From ethz_eprog_2019/exercise_08/problem_05.py#L59:

@ensure(
    lambda pos, result:
    all(
        (next_pos.x == pos.x and next_pos.y != pos.y)
        ^ (next_pos.x != pos.x and next_pos.y == pos.y)
        for next_pos in result
    ),
    "Next is either in x- or in y-direction"
)
def list_next_positions(pos: Position) -> Sequence[Position]:
    """List all the possible next positions based on the current position ``pos``."""
    ...

Intermediate Variables

Long and complex contracts can become unwieldy, especially if certain expressions are re-used throughout the condition. Python’s Assignment Expressions (a.k.a. walrus operator, :=) is particularly useful in such situations as it allows you to introduce a bit of “procedural” programming into the generally declarative conditions.

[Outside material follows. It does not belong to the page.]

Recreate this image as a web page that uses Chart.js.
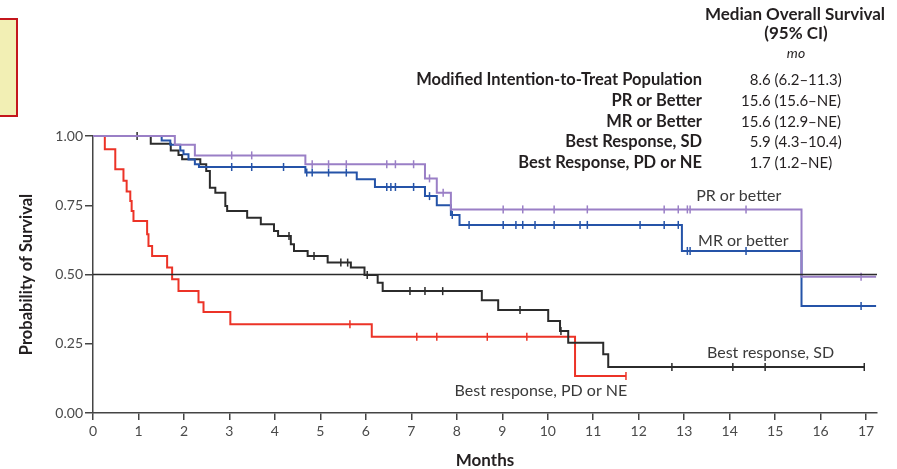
<!DOCTYPE html>
<html>
<head>
<meta charset="utf-8">
<script src="https://cdn.jsdelivr.net/npm/chart.js@4.4.1/dist/chart.umd.min.js"></script>
<style>
html, body { margin: 0; padding: 0; background: #fff; }
#wrap { position: relative; width: 897px; height: 469px; }
#note { position: absolute; left: -3px; top: 18px; width: 17px; height: 95px; background: #f2efb4; border: 2px solid #c4161c; }
</style>
</head>
<body>
<div id="wrap">
  <canvas id="km" width="897" height="469"></canvas>
  <div id="note"></div>
</div>
<script>
// Courbes de Kaplan-Meier : temps des événements (mois) et survie après chaque événement
const prTimes = [1.80, 2.24, 4.67, 7.30, 7.56, 7.87, 15.58];
const prSurv = [0.968, 0.930, 0.898, 0.847, 0.795, 0.735, 0.492];
const prCensor = [3.05, 3.49, 4.82, 5.18, 5.57, 6.46, 6.65, 7.05, 7.40, 7.70,
    9.02, 9.45, 10.14, 10.87, 12.56, 12.87, 13.07, 13.13, 14.36, 16.89];

const mrTimes = [1.51, 1.70, 1.92, 1.99, 2.10, 2.24, 2.33, 4.67, 5.80, 6.20, 7.30, 7.56, 7.87, 8.06, 12.95, 15.58];
const mrSurv = [0.984, 0.968, 0.948, 0.934, 0.915, 0.898, 0.888, 0.868, 0.844, 0.816, 0.783, 0.750, 0.715, 0.679, 0.585, 0.386];
const mrCensor = [3.05, 3.49, 4.19, 4.70, 4.82, 5.18, 5.57, 6.46, 6.55, 6.65, 7.05, 7.40, 7.90,
    8.27, 9.02, 9.30, 9.45, 9.72, 10.14, 10.71, 10.87, 12.03, 12.56, 12.87, 13.07, 13.13, 14.36, 16.89];

const sdTimes = [1.27, 1.71, 1.88, 1.96, 2.36, 2.49, 2.57, 2.69, 2.91, 2.95, 3.39, 3.69, 3.98, 4.07,
    4.35, 4.42, 4.72, 5.16, 5.67, 5.97, 6.26, 6.37, 8.55, 8.91, 10.01, 10.27, 10.45, 11.22, 11.33];
const sdSurv = [0.972, 0.948, 0.931, 0.916, 0.898, 0.874, 0.813, 0.795, 0.747, 0.729, 0.705, 0.681, 0.657, 0.639,
    0.609, 0.585, 0.567, 0.543, 0.525, 0.498, 0.470, 0.440, 0.407, 0.372, 0.332, 0.296, 0.254, 0.212, 0.166];
const sdCensor = [0.97, 4.31, 4.86, 5.45, 5.60, 6.03, 6.97, 7.30, 7.69, 9.39, 10.29, 12.73, 14.07, 14.78, 16.96];

const pdTimes = [0.26, 0.49, 0.67, 0.74, 0.82, 0.85, 0.89, 1.19, 1.22, 1.30, 1.63, 1.74, 1.88, 2.32, 2.43, 3.02, 6.13, 10.60];
const pdSurv = [0.952, 0.880, 0.838, 0.800, 0.765, 0.729, 0.693, 0.645, 0.603, 0.567, 0.525, 0.483, 0.440, 0.400, 0.365, 0.320, 0.275, 0.134];
const pdCensor = [5.65, 7.12, 7.56, 8.67, 9.54, 11.72];

// fin de suivi de chaque courbe
const followUpEnd = [17.22, 17.22, 16.96, 11.72];

const curveNames = ['PR or better', 'MR or better', 'Best response, SD', 'Best response, PD or NE'];

// Tableau des médianes
const tableGroups = ['Modified Intention-to-Treat Population', 'PR or Better', 'MR or Better',
    'Best Response, SD', 'Best Response, PD or NE'];
const tableMedians = ['8.6 (6.2\u201311.3)', '15.6 (15.6\u2013NE)', '15.6 (12.9\u2013NE)',
    '5.9 (4.3\u201310.4)', '1.7 (1.2\u2013NE)'];

const monthMax = 17.24;
const refLevel = 0.5;

const FONT = 'Lato, "Open Sans", sans-serif';
const colors = ['#9a7fc6', '#2553a8', '#2b2b2b', '#ec3327'];

/**
 */
function survAt(times, surv, t){
    let s = 1;
    for(let i = 0; i < times.length; i++){
        if(times[i] <= t) s = surv[i];
    }
    return s;
}

/**
 * Points de la courbe (escalier) : départ à 1, chaque événement, fin du suivi
 */
function stepPoints(times, surv, end){
    let pts = [{x: 0, y: 1}];
    times.forEach(function(t, i){
        pts.push({x: t, y: surv[i]});
    });
    pts.push({x: end, y: surv[surv.length - 1]});
    return pts;
}

function censorPoints(times, surv, censor){
    return censor.map(function(t){
        return {x: t, y: survAt(times, surv, t)};
    });
}

const groups = [
    [prTimes, prSurv, prCensor],
    [mrTimes, mrSurv, mrCensor],
    [sdTimes, sdSurv, sdCensor],
    [pdTimes, pdSurv, pdCensor]
];

let datasets = [{
    label: 'ref',
    data: [{x: 0, y: refLevel}, {x: monthMax, y: refLevel}],
    showLine: true,
    borderColor: '#2b2b2b',
    borderWidth: 1.5,
    pointRadius: 0,
    clip: false
}];

groups.forEach(function(g, i){
    datasets.push({
        label: curveNames[i],
        data: stepPoints(g[0], g[1], followUpEnd[i]),
        showLine: true,
        stepped: true,
        borderColor: colors[i],
        borderWidth: 2,
        pointRadius: 0,
        clip: false
    });
    datasets.push({
        label: curveNames[i] + ' censure',
        data: censorPoints(g[0], g[1], g[2]),
        showLine: false,
        pointStyle: 'line',
        rotation: 90,
        pointRadius: 4,
        borderColor: colors[i],
        borderWidth: 1.5,
        clip: false
    });
});

// position des étiquettes de courbes (mois, survie)
const curveLabelPos = [[14.2, 0.783], [14.3, 0.621], [14.9, 0.217], [9.85, 0.079]];

const textPlugin = {
    id: 'texts',
    afterDraw: function(chart){
        const ctx = chart.ctx;
        const xs = chart.scales.x, ys = chart.scales.y;
        ctx.save();
        ctx.fillStyle = '#3a3a3a';
        ctx.textBaseline = 'middle';
        ctx.textAlign = 'center';
        ctx.font = '16px ' + FONT;
        curveNames.forEach(function(name, i){
            ctx.fillText(name, xs.getPixelForValue(curveLabelPos[i][0]), ys.getPixelForValue(curveLabelPos[i][1]));
        });

        ctx.fillStyle = '#231f20';
        ctx.font = 'bold 17px ' + FONT;
        ctx.fillText('Median Overall Survival', 795, 15);
        ctx.fillText('(95% CI)', 796, 34);
        ctx.font = 'italic 14px ' + FONT;
        ctx.fillText('mo', 796, 53);

        const rowsY = [80, 101, 122, 142, 163];
        tableGroups.forEach(function(name, i){
            ctx.textAlign = 'right';
            ctx.font = 'bold 16.5px ' + FONT;
            ctx.fillText(name, 702, rowsY[i]);
            ctx.textAlign = 'left';
            ctx.font = '15px ' + FONT;
            let v = tableMedians[i];
            let lead = v.indexOf('.') === 1 ? ctx.measureText('1').width : 0;
            ctx.fillText(v, 741 + lead, rowsY[i]);
        });
        ctx.restore();
    }
};

const ctx = document.getElementById('km').getContext('2d');
new Chart(ctx, {
    type: 'scatter',
    data: { datasets: datasets },
    plugins: [textPlugin],
    options: {
        responsive: false,
        animation: false,
        devicePixelRatio: 1,
        layout: { padding: { top: 136, right: 20, left: 0, bottom: 0 } },
        plugins: {
            legend: { display: false },
            tooltip: { enabled: false }
        },
        scales: {
            x: {
                type: 'linear',
                min: 0,
                max: monthMax,
                afterFit: function(scale){ scale.height = 56; },
                ticks: {
                    stepSize: 1,
                    includeBounds: false,
                    color: '#4a4a4a',
                    padding: 3,
                    maxRotation: 0,
                    font: { family: FONT, size: 14 }
                },
                grid: { drawOnChartArea: false, tickLength: 7, color: '#444', lineWidth: 1.5 },
                border: { color: '#444', width: 1.5 },
                title: {
                    display: true,
                    text: 'Months',
                    color: '#231f20',
                    padding: { top: 0, bottom: 0 },
                    font: { family: FONT, size: 17, weight: 'bold', lineHeight: 1 }
                }
            },
            y: {
                min: 0,
                max: 1,
                afterFit: function(scale){ scale.width = 93; },
                ticks: {
                    stepSize: 0.25,
                    color: '#4a4a4a',
                    padding: 2,
                    font: { family: FONT, size: 14 },
                    callback: function(v){ return v.toFixed(2); }
                },
                grid: { drawOnChartArea: false, tickLength: 8, color: '#444', lineWidth: 1.5 },
                border: { color: '#444', width: 1.5 },
                title: {
                    display: true,
                    text: 'Probability of Survival',
                    color: '#231f20',
                    padding: { top: 18, bottom: 0 },
                    font: { family: FONT, size: 16.5, weight: 'bold', lineHeight: 1 }
                }
            }
        }
    }
});
</script>
</body>
</html>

From ethz_eprog_2019/exercise_02/problem_03.py#L53:

@ensure(
    lambda result:
    all(
        (
                center := len(line) // 2,
                line[:center] == line[center + 1:][::-1]
                if len(line) % 2 == 1
                else line[:center] == line[center:][::-1]
        )[1]
        for line in result
    ),
    "Horizontal symmetry"
)
def draw(width: int, height: int) -> Lines:
    """Draw the pattern of the size ``width`` x ``height`` and return the text lines."""
    ...

Note

The walrus operator assigns the computed value to a variable and evaluates the value back. Hence we use a tuple to make the code “procedural” and re-use the assigned variable in the second element of the tuple.

Note

The introduction of the walrus operator (PEP 572) did spark some controversy and even lead to resigning of Guido van Rossum as Benevolent Dictator For Life (see this article about PEP 572 on lwn.net). With that said, you have to be careful not to abuse the feature.

For example, if the condition becomes too complex, it may be worth considering refactoring the code into a separate function (and testing it independently as well). Putting contract condition in a separate function has a disadvantage, though, that you do not get as informative violation messages (see Section Usage) and they hinder the tools like icontract-hypothesis.